Our search for answers commences this week chez the Watsons who are putting the finishing touches to a farewell lunch for British High Commissioner Peter Mathers and family, as well as Spanish ambassador Rafael Jover and his wife Lola.
It’s a Sunday affair, and as such guests have been asked to arrive for midday. Jeannie and Anthony are known for their elegant, but at the same time relaxing gatherings. The signature welcome drinks are perfectly suited for this overcast day: Bloody Mary and Pimms. There are delicious nibbles too before lunch, like Anthony Watson’s ackee dip, a very smooth smoked salmon and cream cheese mousse crowned with liberal sprinklings of caviar, and my absolute favourite: Hugh’s liver paté with Syrian bread from brother-in-law Hugh Croskery.
The subtle music of Whylie Lopez makes conversation easy.
Guests are gathered on the well-laid out verandah and sheltered from threatening showers by a sheer tarpaulin.
“It is important,” shares Jeannie Watson, “that guests feel both comfortable and relaxed, and so we ensure that each is introduced around and that they are as comfortable as possible.” Indeed they are, and very soon gusty laughter fills the air.
It’s lunchtime and guests are free to find their own spot to sit and enjoy a fare of honey-baked ham with apricots and cherries and a side sauce of Mr Gerald’s Bourbon Sauce.
“It’s a wonderful sauce,” shares host Anthony Watson, “and it has quite a history as it was created by architect Earl Levy’s very good friend and celebrity interior decorator John Gerald.” What we love most about this sauce is that we can share the recipe with our readers, so here goes:
“A cup of Bourbon, ketchup, brown sugar and a small pack of raisins are all the ingredients needed,” explains Watson.
“You would then reduce over a low flame and add to the ham.”
That too leads to animated discussion (another must when entertaining). Other menu offerings are curried goat served with Norbury Villa’s mango chutney roti, Barbara’s hot shrimp with shallots, cream and white wine, barbecued ribs, confetti rice, baked sweet potatoes, tabbouleh salad, tossed salad and fresh garlic bread.
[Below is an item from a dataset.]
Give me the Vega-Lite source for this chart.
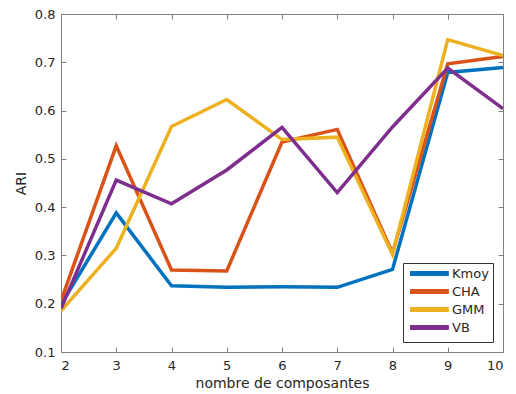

Presentations and speeches over, it’s now time for dessert and yet another opportunity for guests to interact. Dessert is from Chocolate Dreams and a chocolate fountain allows guests to dip marshmallows, gorgeous red strawberries and fruit kebabs into the most deliciously smooth chocolate.
Additional entertainment tips:
. The guest list is very important as is the invitation, so aim for a great mix and compatibility.
. Serve a variety of foods. The Watsons chose dishes with a story and were able to relate very interesting anecdotes.
. Allow guests to really tuck in and feel at home. Jeannie and Anthony gave guests Sunday afternoon comfort foods like corn on the cob and delicious ribs.
. Mix local favourites with international. We loved the curry goat and Tabbouleh.
. Use dessert to bring the meal to a really exciting end. After the torrential downpour during lunch, guests found much comfort indulging in chocolate.
. A signature drink or two speaks to details.
. Choose your staff carefully: we loved the fact that the waiters and bartenders were familiar with guests and were able to present them with their favourite beverages.
. The setting is as important as the food and drink. The Watsons chose a lovely al fresco setting (with appropriate shelter from the rains for the initial meet and greet). Lunch could be taken in intimate spots throughout the house. Of note was the fact that all guests were an integral part of the affair.